Managers, scouts, and catchers themselves will tell you that a good defensive catcher is one who can be effective and injury free all season, one who can field the ball error-free, one who can throw out base stealers, one who can handle bunts, one who can call a good game and handle the pitching staff, and generally a good ability to make plays. But what objective statistics can be used to evaluate a catcher’s defensive performance in these areas?

Various rating systems have been used (fielding average, zone rating, range factor, fielding runs, stolen bases against ratio, etc.), but none of them truly measure a catcher’s performance in all of the areas mentioned above. For the most part, these rating system were developed for all fielders and adapted/modified for catchers. What the professionals¹ have described are the six tools of a catcher: (1) stamina, (2) good glove, (3) good arm, (4) ball handling, (5) effective game play, and (6) game calling.

Stamina:         A starting catcher is expected to catch at least 50% of his team’s games at a minimum and around 75% year after year if he is really good. Therefore, one component of the measure should reflect one’s ability or lack thereof to have the stamina of catching the majority of games during a season. On this assumption the Stamina Measure should be the “Percentage of the Team’s Innings Caught divided by the League Average Inning’s Caught.” A league average catcher would score 1.00 while catching more than expected would result in a score greater than 1.00. For those seasons where innings are not available, a surrogate would be games caught instead of Innings Caught.

Good Glove:  Fielding Average [(PO+A)/(PO+A+E)], or as it has been sometimes called Error Rate, has been the standard measure yet it is filled with errors and bias. However, by excluding PO’s as a result of strikeouts one can use the remaining PO’s called Independent Putouts (IPO). Taken in context with a catcher’s contemporaries, it does yield some meaningful description. An error-free catcher in an era where errors are commonplace does tell something about the glove work. Because non-strikeout putouts by catchers have decreased every decade since 1900, the only true use of the IPO fielding average is to compare it to the league average for that year. On this basis, a good glove would be the “Catcher’s IPO Fielding Average divided by the League IPO Fielding Average for All Catchers.” An average catcher would score 1.00 (exactly the league average) and a better-than-his-contemporaries catcher would score greater than 1.00.
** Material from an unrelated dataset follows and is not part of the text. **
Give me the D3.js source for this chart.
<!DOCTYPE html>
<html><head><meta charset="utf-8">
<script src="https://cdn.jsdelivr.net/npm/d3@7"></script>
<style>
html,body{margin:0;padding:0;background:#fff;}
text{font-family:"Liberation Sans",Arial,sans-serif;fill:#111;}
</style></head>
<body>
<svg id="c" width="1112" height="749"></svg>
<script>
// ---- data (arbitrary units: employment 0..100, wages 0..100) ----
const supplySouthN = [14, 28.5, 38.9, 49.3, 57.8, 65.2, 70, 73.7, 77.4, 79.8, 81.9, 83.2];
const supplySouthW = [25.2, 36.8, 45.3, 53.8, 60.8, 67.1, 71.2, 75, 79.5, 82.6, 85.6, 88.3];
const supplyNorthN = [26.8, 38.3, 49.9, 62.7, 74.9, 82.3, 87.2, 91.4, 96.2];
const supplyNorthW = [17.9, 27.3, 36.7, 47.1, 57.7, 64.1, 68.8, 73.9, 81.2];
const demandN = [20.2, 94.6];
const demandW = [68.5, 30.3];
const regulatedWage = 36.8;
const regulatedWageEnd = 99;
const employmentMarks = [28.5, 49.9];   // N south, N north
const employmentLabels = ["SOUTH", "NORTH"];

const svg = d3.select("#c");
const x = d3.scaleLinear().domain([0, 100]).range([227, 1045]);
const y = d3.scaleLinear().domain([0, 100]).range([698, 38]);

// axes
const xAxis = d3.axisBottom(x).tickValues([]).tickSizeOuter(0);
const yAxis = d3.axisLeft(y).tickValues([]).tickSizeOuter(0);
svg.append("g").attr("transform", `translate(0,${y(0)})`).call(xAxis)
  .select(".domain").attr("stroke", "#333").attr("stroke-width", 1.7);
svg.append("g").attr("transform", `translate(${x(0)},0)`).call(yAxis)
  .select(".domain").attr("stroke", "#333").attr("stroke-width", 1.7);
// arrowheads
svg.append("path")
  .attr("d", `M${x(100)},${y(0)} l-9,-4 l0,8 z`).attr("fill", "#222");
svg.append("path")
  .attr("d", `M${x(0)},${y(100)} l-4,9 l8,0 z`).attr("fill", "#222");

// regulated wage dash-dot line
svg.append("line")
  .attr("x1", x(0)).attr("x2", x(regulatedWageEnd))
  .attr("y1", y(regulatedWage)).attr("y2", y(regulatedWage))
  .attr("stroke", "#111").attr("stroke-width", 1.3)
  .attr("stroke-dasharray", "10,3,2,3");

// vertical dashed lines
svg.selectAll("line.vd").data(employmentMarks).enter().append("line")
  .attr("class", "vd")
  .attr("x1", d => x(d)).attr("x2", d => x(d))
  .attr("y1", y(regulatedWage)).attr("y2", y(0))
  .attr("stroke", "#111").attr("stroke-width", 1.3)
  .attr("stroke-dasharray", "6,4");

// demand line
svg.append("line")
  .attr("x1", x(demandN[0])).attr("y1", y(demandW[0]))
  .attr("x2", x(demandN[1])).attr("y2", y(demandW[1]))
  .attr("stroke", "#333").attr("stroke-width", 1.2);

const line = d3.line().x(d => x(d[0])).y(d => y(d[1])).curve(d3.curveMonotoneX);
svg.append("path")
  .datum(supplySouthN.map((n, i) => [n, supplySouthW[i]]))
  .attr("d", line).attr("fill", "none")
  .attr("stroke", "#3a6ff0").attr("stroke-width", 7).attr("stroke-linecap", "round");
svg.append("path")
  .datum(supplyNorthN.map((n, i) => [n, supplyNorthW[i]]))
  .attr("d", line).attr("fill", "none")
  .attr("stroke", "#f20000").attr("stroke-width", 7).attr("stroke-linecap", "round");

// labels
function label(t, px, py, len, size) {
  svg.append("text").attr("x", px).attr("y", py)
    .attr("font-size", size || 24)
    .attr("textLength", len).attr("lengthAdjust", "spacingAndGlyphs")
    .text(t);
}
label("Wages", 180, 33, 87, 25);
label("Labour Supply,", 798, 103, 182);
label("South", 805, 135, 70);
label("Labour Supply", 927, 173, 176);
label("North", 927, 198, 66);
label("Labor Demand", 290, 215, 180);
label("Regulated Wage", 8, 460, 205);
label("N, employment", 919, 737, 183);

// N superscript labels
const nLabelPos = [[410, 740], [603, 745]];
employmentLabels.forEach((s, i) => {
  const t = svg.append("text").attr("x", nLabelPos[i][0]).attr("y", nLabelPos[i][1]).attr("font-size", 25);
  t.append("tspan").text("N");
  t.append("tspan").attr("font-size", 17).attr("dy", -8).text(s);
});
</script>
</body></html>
Good Arm:     To be an effective catcher who catches would-be base stealers, one has to be alert to running situations, to receive the ball cleanly, to make a quick release, to throw with power and to throw with accuracy. The result is either a caught stealing by catcher (CCS) or a stolen base against the catcher (SBA). The odds are in favor of the runner (70% success rate during the period 1980-2002). Therefore, a catcher who has a better rate that catching 30% (MLB average) would score greater than 1.00 if the formula for a good arm is “Number of Caught Stealing divided by the Number of Attempted Steals times the League Average Success Rate”. [CCS/(CCS+SBA)*LgCCS%]. The coefficient of LgCCS% is the actual for a specific season.

Ball Handling:            Generally catchers who field bunts have a higher putout rate than other fielders, but measuring how well he does against other catchers determines his rating at this skill. For this reason the measure for ball handling would be “Catcher’s Bunt Out Percentage divided by the League Bunt Out Percentage.” Again, a better than average catcher would score greater than 1.00 and a worse-than catcher would score below 1.00.
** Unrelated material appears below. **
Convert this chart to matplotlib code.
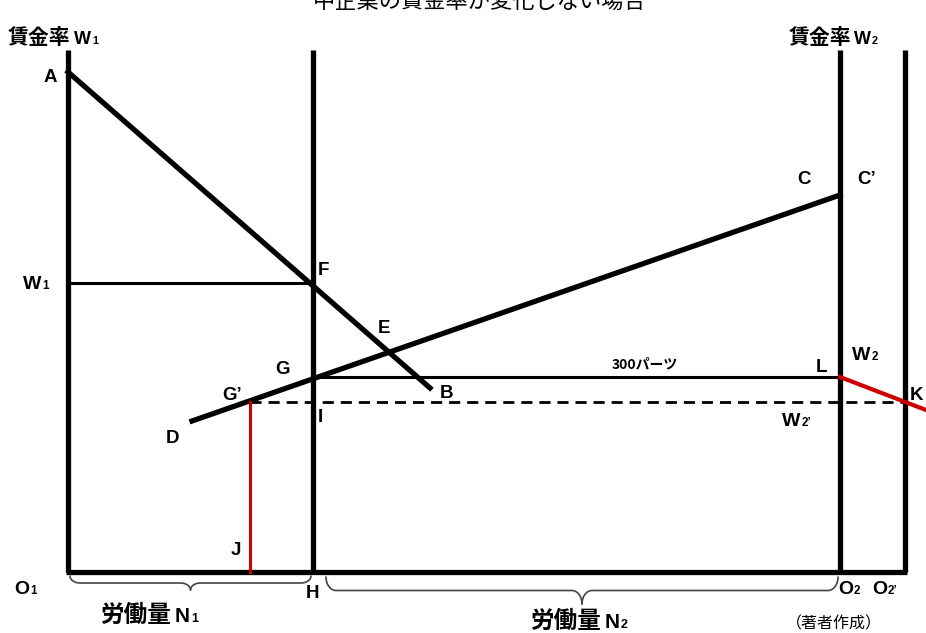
#!/usr/bin/env python3
# plot.py - wage-rate / labour diagram

import matplotlib.pyplot as plt
import numpy as np

plt.rcParams["font.family"] = ["Liberation Sans", "DejaVu Sans"]
JP = ["Noto Sans CJK JP", "DejaVu Sans"]

# diagram points (x right, y down, in pixels)
axis_x = [68, 313, 840, 905]          # O1, H, O2, O2'
axis_top = 50
axis_bottom = 572
line_AB = ([68, 430], [72, 388])
line_DC = ([192, 840], [421, 195])
line_W1F = ([68, 313], [283, 283])
line_GL = ([313, 840], [377, 377])
line_dash = ([250, 905], [402, 402])
red_JG = ([250, 250], [402, 572])
red_LK = ([840, 926], [377, 410])

labels = [
    ("A", 44, 82), ("F", 318, 275), ("E", 378, 333),
    ("G", 275, 374), ("B", 440, 398), ("G\u2019", 222, 400),
    ("D", 166, 443), ("I", 318, 422), ("J", 231, 555),
    ("C", 797, 184), ("C\u2019", 857, 184), ("L", 816, 372),
    ("K", 910, 400), ("H", 306, 598),
]
sub_labels = [
    ("W", "1", 23, 289), ("W", "2", 852, 360), ("W", "2\u2019", 782, 426),
    ("O", "1", 14, 594), ("O", "2", 838, 594), ("O", "2\u2019", 872, 594),
]


def brace(ax, x0, x1, ytop, ytip, lw=1.2):
    # curly brace opening upward, tip pointing down
    xm = (x0 + x1) / 2
    h = ytip - ytop
    r = min(10, (x1 - x0) / 8)
    t = np.linspace(0, np.pi / 2, 20)
    xs = np.concatenate([x0 + r - r * np.cos(t), np.linspace(x0 + r, xm - r, 2),
                         xm - r + r * np.sin(t)])
    ys = np.concatenate([ytop + h * 0.5 * np.sin(t), [ytop + h * 0.5] * 2,
                         ytop + h * 0.5 + h * 0.5 * (1 - np.cos(t))])
    ax.plot(xs, ys, color="#444444", lw=lw, solid_capstyle="round")
    ax.plot(2 * xm - xs, ys, color="#444444", lw=lw, solid_capstyle="round")


def sub_text(ax, main, sub, x, y, size=14):
    t = ax.text(x, y, main, fontsize=size, fontweight="bold", va="baseline")
    r = ax.figure.canvas.get_renderer()
    bb = t.get_window_extent(r)
    x1 = ax.transData.inverted().transform((bb.x1, bb.y0))[0]
    ax.text(x1 + 1, y, sub, fontsize=size * 0.6, fontweight="bold", va="baseline")


def main():
    fig = plt.figure(figsize=(9.26, 6.33), dpi=100)
    ax = fig.add_axes([0, 0, 1, 1])
    ax.set_xlim(0, 926)
    ax.set_ylim(633, 0)
    ax.axis("off")

    thick = 3.8
    for x in axis_x:
        ax.plot([x, x], [axis_top, axis_bottom], color="black", lw=thick,
                solid_capstyle="butt")
    ax.plot([axis_x[0] - 2, axis_x[-1] + 2], [axis_bottom, axis_bottom],
            color="black", lw=thick, solid_capstyle="butt")

    ax.plot(*line_AB, color="black", lw=thick)
    ax.plot(*line_DC, color="black", lw=thick)
    ax.plot(*line_W1F, color="black", lw=2.2)
    ax.plot(*line_GL, color="black", lw=2.2)
    ax.plot(*line_dash, color="black", lw=2.0, ls=(0, (4, 2.5)))
    ax.plot(*red_JG, color="#cc0000", lw=2.2)
    ax.plot(*red_LK, color="#cc0000", lw=3.0)

    brace(ax, 70, 311, 576, 590)
    brace(ax, 326, 838, 577, 604)

    for txt, x, y in labels:
        ax.text(x, y, txt, fontsize=13.5, fontweight="bold", va="baseline")
    for m, s, x, y in sub_labels:
        sub_text(ax, m, s, x, y)

    # headers
    ax.text(8, 44, "賃金率", fontsize=15, fontweight="bold", family=JP,
            va="baseline")
    sub_text(ax, "W", "1", 74, 44, size=13)
    ax.text(789, 44, "賃金率", fontsize=15, fontweight="bold", family=JP,
            va="baseline")
    sub_text(ax, "W", "2", 854, 44, size=13)

    ax.text(480, 1, "中企業の賃金率が変化しない場合", fontsize=16, family=JP,
            ha="center", va="center")

    ax.text(612, 368, "300パーツ", fontsize=10, fontweight="bold", family=JP,
            va="baseline")

    ax.text(100, 622, "労働量", fontsize=17, fontweight="bold", family=JP,
            va="baseline")
    sub_text(ax, "N", "1", 175, 622, size=15)
    ax.text(530, 628, "労働量", fontsize=17, fontweight="bold", family=JP,
            va="baseline")
    sub_text(ax, "N", "2", 605, 628, size=15)

    ax.text(786, 628, "（著者作成）", fontsize=11.5, family=JP, va="baseline")

    fig.savefig("out.png", dpi=100)


if __name__ == "__main__":
    main()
Effective Game Play:           This is the ability to make heads-up, error-free plays as measured by both the number of Double Plays made and the number of Passed Balls allowed, plus minimizing the number of Sacrifice Hits. Essentially it is a simplified measure of the number of runs saved versus allowed. Using Pete Palmer’s Expected Runs Table to measure the Run Value of a Passed Ball and the Run Value of a Double Play, one can compute an equivalency between the two for each year which would yield a score of 1.00. The formula for effective game play would be the “Number of Double Plays divided by the Number of Passed Balls times 1.2 [DP / (PB*1.2)]. The coefficient of 1.2 is the equivalency for the entire period of 1980 to 1998. This means that for every 5 PB’s a catcher would need 6 DP’s to score 1.00 (or the equivalent number of runs saved versus allowed). The resulting ratio would be divided by the League Ratio of DP/(PB*1.2).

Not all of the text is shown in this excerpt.